I’d always assumed suicide, but I just realized this was an assumption. A quick look in the Encyclopedia of SF didn’t tell me. I figure someone out there knows.
Thanks,
Lao Tsu
IIRC, it was a heart attack suffered while shoveling snow.
I seem to recal that it was a car accident, but I could be wrong.
From here:
“In 1958, at the young age of 35, C.M. Kornbluth died of a heart attack after shoveling snow and then running to catch a commuter train.”
I’ve gat a collection of his short stories.
He was fun!
I think he’d of enjoyed hearing that.
At the age of sixteen, Kornbluth wrote sharper, pithier short stories than most professional writers twice his age. Terrific talent.
Ahhh! I just turned 35! I write SF (never published)! Good thing there’s no snow here…
Hey Revtim, you’e gonna miss your train!
Not this August, no. Christmas Day.
The immediate cause of Kornbluth’s death was a heart attack, but his friend Frederik Pohl wrote that Kornbluth’s heart had been damaged when he fought in WWII.
Probably not. People that knew him have said that Kornbluth, while undeniably talented, had a strong bitter streak and generally disliked people. Isaac Asimov, for one, wrote that looking back on their relationship he now realizes that Kornbluth never really liked him.
Thanks everyone. Particularly RealityChuck.

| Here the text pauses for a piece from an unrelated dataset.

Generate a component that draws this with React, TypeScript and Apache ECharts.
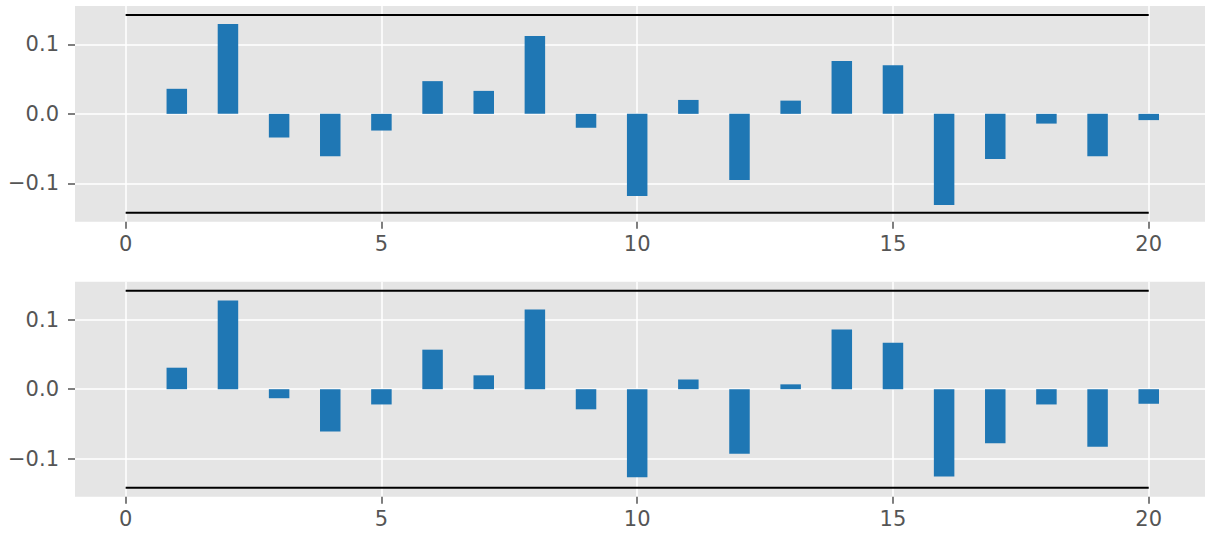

Oh, well, I was slightly off.
Issac Asimov, writing as “A” in The Sensuous Dirty Old Man, proclaimed that, in his youth, he (Asimov) was determined never to grow old. He claimed to have held to that plan until a friend actually succeeded in doing so, by dying when he was thirty-five. Asimov then decided that growing old was better than the alternative.
I have always assumed that Kornbluth was the friend cited.
IIRC, he said that he damaged his heart carrying a .50 cal MG in the Ardennes during the Battle of the Bulge.